Glossary · Glossary

Domain Rating (DR)

Domain Rating is an Ahrefs metric that estimates the relative strength of a site's backlink profile on a 100-point scale.

Updated Jun 4, 2026 Reviewed Jun 4, 2026 en

Domain Rating, often abbreviated as DR, is an Ahrefs metric that estimates the relative strength of a website’s backlink profile on a 100-point scale. It is widely used in SEO reports, outreach workflows, and backlink reviews.

DR is a third-party metric. It is not a Google Search Console metric, not a Google ranking score, and not a direct measurement of whether a site is useful, trustworthy, or safe to cite.

Why it matters

DR is popular because it compresses a complex backlink profile into one visible number. That can be helpful for quick screening, especially when comparing many domains in an SEO workflow.

But the number can be over-read. A high-DR site can still be irrelevant, low quality, outdated, or poor fit for a specific topic. A low-DR site can still be legitimate, new, niche, local, or highly authoritative for a narrow subject.

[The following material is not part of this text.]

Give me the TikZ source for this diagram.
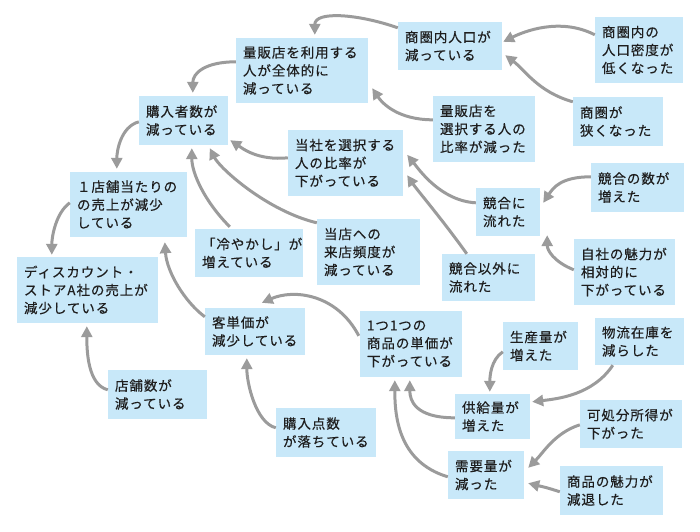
\documentclass[tikz,border=0pt]{standalone}
\usepackage{fontspec}
\newfontfamily\jp{Noto Sans CJK JP}[LetterSpace=7,FakeBold=0.35]
\usetikzlibrary{arrows.meta,calc}
\definecolor{boxfill}{HTML}{C8E8F9}
\definecolor{arrgray}{HTML}{9B9B9B}
\definecolor{txt}{HTML}{1E1E1E}
\tikzset{
 box/.style={fill=boxfill, inner xsep=7pt, inner ysep=0pt, align=left, text=txt,
   font=\jp\fontsize{13.5}{18}\selectfont},
 arr/.style={draw=arrgray, line width=3pt, -{Triangle[length=11pt,width=11pt]}}
}
\begin{document}
\begin{tikzpicture}[x=1pt,y=-1pt]
\path[use as bounding box] (0,0) rectangle (700,531);
% nodes
\node[box,minimum width=104pt,minimum height=48pt,text width=90pt] (pop) at (450,46) {商圏内人口が\\減っている};
\node[box,minimum width=88pt,minimum height=66pt,text width=74pt] (dens) at (639,50) {商圏内の\\人口密度が\\低くなった};
\node[box,minimum width=90pt,minimum height=49pt,text width=76pt] (narrow) at (618,121.5) {商圏が\\狭くなった};
\node[box,minimum width=102pt,minimum height=66pt,text width=88pt] (rsel) at (484,129) {量販店を\\選択する人の\\比率が減った};
\node[box,minimum width=132pt,minimum height=65pt,text width=118pt] (ruse) at (302,70.5) {量販店を利用する\\人が全体的に\\減っている};
\node[box,minimum width=89pt,minimum height=49pt,text width=75pt] (buyers) at (183.5,120.5) {購入者数が\\減っている};
\node[box,minimum width=115pt,minimum height=66pt,text width=101pt] (share) at (345.5,163) {当社を選択する\\人の比率が\\下がっている};
\node[box,minimum width=117pt,minimum height=65pt,text width=103pt] (perstore) at (128.5,204.5) {１店舗当たりの\\の売上が減少\\している};
\node[box,minimum width=141pt,minimum height=66pt,text width=127pt] (sales) at (87.5,290) {ディスカウント・\\ストアA社の売上が\\減少している};
\node[box,minimum width=108pt,minimum height=48pt,text width=94pt] (hiya) at (249,253) {「冷やかし」が\\増えている};
\node[box,minimum width=103pt,minimum height=66pt,text width=89pt] (freq) at (368.5,252) {当店への\\来店頻度が\\減っている};
\node[box,minimum width=64pt,minimum height=48pt,text width=50pt] (comp) at (508,212) {競合に\\流れた};
\node[box,minimum width=93pt,minimum height=49pt,text width=79pt] (compnum) at (637.5,187.5) {競合の数が\\増えた};
\node[box,minimum width=101pt,minimum height=66pt,text width=87pt] (attract) at (624.5,272) {自社の魅力が\\相対的に\\下がっている};
\node[box,minimum width=93pt,minimum height=47pt,text width=79pt] (other) at (488.5,277.5) {競合以外に\\流れた};
\node[box,minimum width=100pt,minimum height=47pt,text width=86pt] (unit) at (255,331.5) {客単価が\\減少している};
\node[box,minimum width=102pt,minimum height=66pt,text width=88pt] (item) at (411,344) {1つ1つの\\商品の単価が\\下がっている};
\node[box,minimum width=75pt,minimum height=48pt,text width=61pt] (prod) at (540.5,346) {生産量が\\増えた};
\node[box,minimum width=89pt,minimum height=47pt,text width=75pt] (logi) at (639.5,341.5) {物流在庫を\\減らした};
\node[box,minimum width=75pt,minimum height=45pt,text width=61pt] (supply) at (492.5,416.5) {供給量が\\増えた};
\node[box,minimum width=102pt,minimum height=48pt,text width=88pt] (income) at (631,424) {可処分所得が\\下がった};
\node[box,minimum width=76pt,minimum height=48pt,text width=62pt] (demand) at (486,475) {需要量が\\減った};
\node[box,minimum width=103pt,minimum height=49pt,text width=89pt] (charm) at (611.5,490.5) {商品の魅力が\\減退した};
\node[box,minimum width=99pt,minimum height=49pt,text width=85pt] (stores) at (157.5,394.5) {店舗数が\\減っている};
\node[box,minimum width=100pt,minimum height=49pt,text width=86pt] (points) at (326,432.5) {購入点数\\が落ちている};
% arrows
\draw[arr] ($(pop.north west)+(0,6)$) .. controls +(-40,-14) and +(0,-24) .. ($(ruse.north west)+(79,-3)$);
\draw[arr] ($(ruse.north west)+(0,24)$) .. controls +(-30,0) and +(0,-20) .. ($(buyers.north west)+(54,-3)$);
\draw[arr] ($(buyers.north west)+(0,26)$) .. controls +(-18,5) and +(0,-18) .. ($(perstore.north west)+(47,-3)$);
\draw[arr] ($(perstore.north west)+(0,31)$) .. controls +(-14,10) and +(0,-18) .. ($(sales.north west)+(35,-2)$);
\draw[arr] ($(stores.north west)+(0,20)$) .. controls +(-20,-5) and +(0,25) .. ($(sales.south west)+(70,3)$);
\draw[arr] ($(unit.north west)+(0,9)$) .. controls +(-20,-15) and +(2,30) .. ($(perstore.south west)+(95,5)$);
\draw[arr] ($(points.north west)+(0,20)$) .. controls +(-20,-5) and +(0,25) .. ($(unit.south west)+(42,3)$);
\draw[arr] ($(item.north west)+(-1,25)$) .. controls +(-22,-42) and +(32,-14) .. ($(unit.north west)+(57,-5)$);
\draw[arr] ($(hiya.north west)+(35,-2)$) .. controls +(-25,-25) and +(0,25) .. ($(buyers.south west)+(53,3)$);
\draw[arr] ($(freq.north west)+(0,4)$) .. controls +(-50,-12) and +(10,20) .. ($(buyers.south west)+(71,3)$);
\draw[arr] ($(share.north west)+(0,28)$) .. controls +(-30,3) and +(12,8) .. ($(buyers.south east)+(2,-5)$);
\draw[arr] ($(rsel.north west)+(0,24)$) .. controls +(-35,0) and +(10,15) .. ($(ruse.south east)+(4,-15)$);
\draw[arr] ($(dens.north west)+(0,18)$) .. controls +(-35,-18) and +(20,-10) .. ($(pop.north east)+(1,20)$);
\draw[arr] ($(narrow.north west)+(0,5)$) .. controls +(-35,-10) and +(20,15) .. ($(pop.south east)+(3,-15)$);
\draw[arr] ($(comp.north west)+(0,15)$) .. controls +(-35,-2) and +(12,15) .. ($(share.north east)+(4,25)$);
\draw[arr] ($(other.north west)+(25,0)$) .. controls +(-25,-35) and +(10,15) .. ($(share.south east)+(4,-21)$);
\draw[arr] ($(compnum.north west)+(0,14)$) .. controls +(-30,0) and +(10,-15) .. ($(comp.north east)+(3,15)$);
\draw[arr] ($(attract.north west)+(0,31)$) .. controls +(-20,-8) and +(0,15) .. ($(comp.south east)+(7,-1)$);
\draw[arr] ($(prod.north west)+(0,30)$) .. controls +(-12,8) and +(0,-15) .. ($(supply.north west)+(35,-2)$);
\draw[arr] ($(logi.south west)+(18,0)$) .. controls +(-20,30) and +(25,-3) .. ($(supply.north east)+(2,8)$);
\draw[arr] ($(supply.north west)+(0,24)$) .. controls +(-40,0) and +(0,20) .. ($(item.south west)+(50,3)$);
\draw[arr] ($(demand.north west)+(0,26)$) .. controls +(-50,-15) and +(0,35) .. ($(item.south west)+(35,3)$);
\draw[arr] ($(income.north west)+(0,25)$) .. controls +(-25,8) and +(15,-15) .. ($(demand.north east)+(4,17)$);
\draw[arr] ($(charm.north west)+(0,26)$) .. controls +(-15,-5) and +(12,3) .. ($(demand.south east)+(4,-16)$);
\end{tikzpicture}
\end{document}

For GEO and AI citation work, this distinction matters. A source is not citable merely because its domain metric is high. The page still needs to support the claim, match the prompt context, and provide evidence that an answer system or human reviewer can trust.

How it differs

DR is domain-level and vendor-specific. Ahrefs also has page-level metrics, and other SEO tools use different authority-style scores. These metrics are useful for tool workflows, but they should not be mixed together as if they were one universal standard.

DR also differs from referring domains, backlinks, and link quality. Referring domains are the sites linking to a domain. Backlinks are individual links. Link quality depends on relevance, placement, context, spam risk, and whether the source actually helps users.

Example

A backlink prospect might look strong at first glance:

Candidate backlink review:
- DR: 72
- Topical relevance: weak
- Organic traffic: low
- Outbound links: very high
- Editorial fit: poor

Decision: do not treat high DR alone as enough evidence of link quality.

The opposite can also happen. A niche research site with modest DR may be more useful than a high-DR site that publishes generic or unrelated material.

How teams use it

Teams use DR as a screening clue in link research, competitive SEO, outreach prioritization, and source review. A practical review asks:

  1. Is the source topically relevant?
  2. Does the page have real editorial context?
  3. Is the backlink or citation naturally placed?
  4. Does the site receive meaningful organic visibility?
  5. Does the page support the claim being made?
  6. Is DR being treated as one clue rather than the verdict?

Common misunderstanding

DR is not a spam score and not proof that a site is good. It is an Ahrefs metric about backlink profile strength. Use it alongside relevance, traffic, editorial quality, source attribution, and manual review before making SEO or GEO decisions.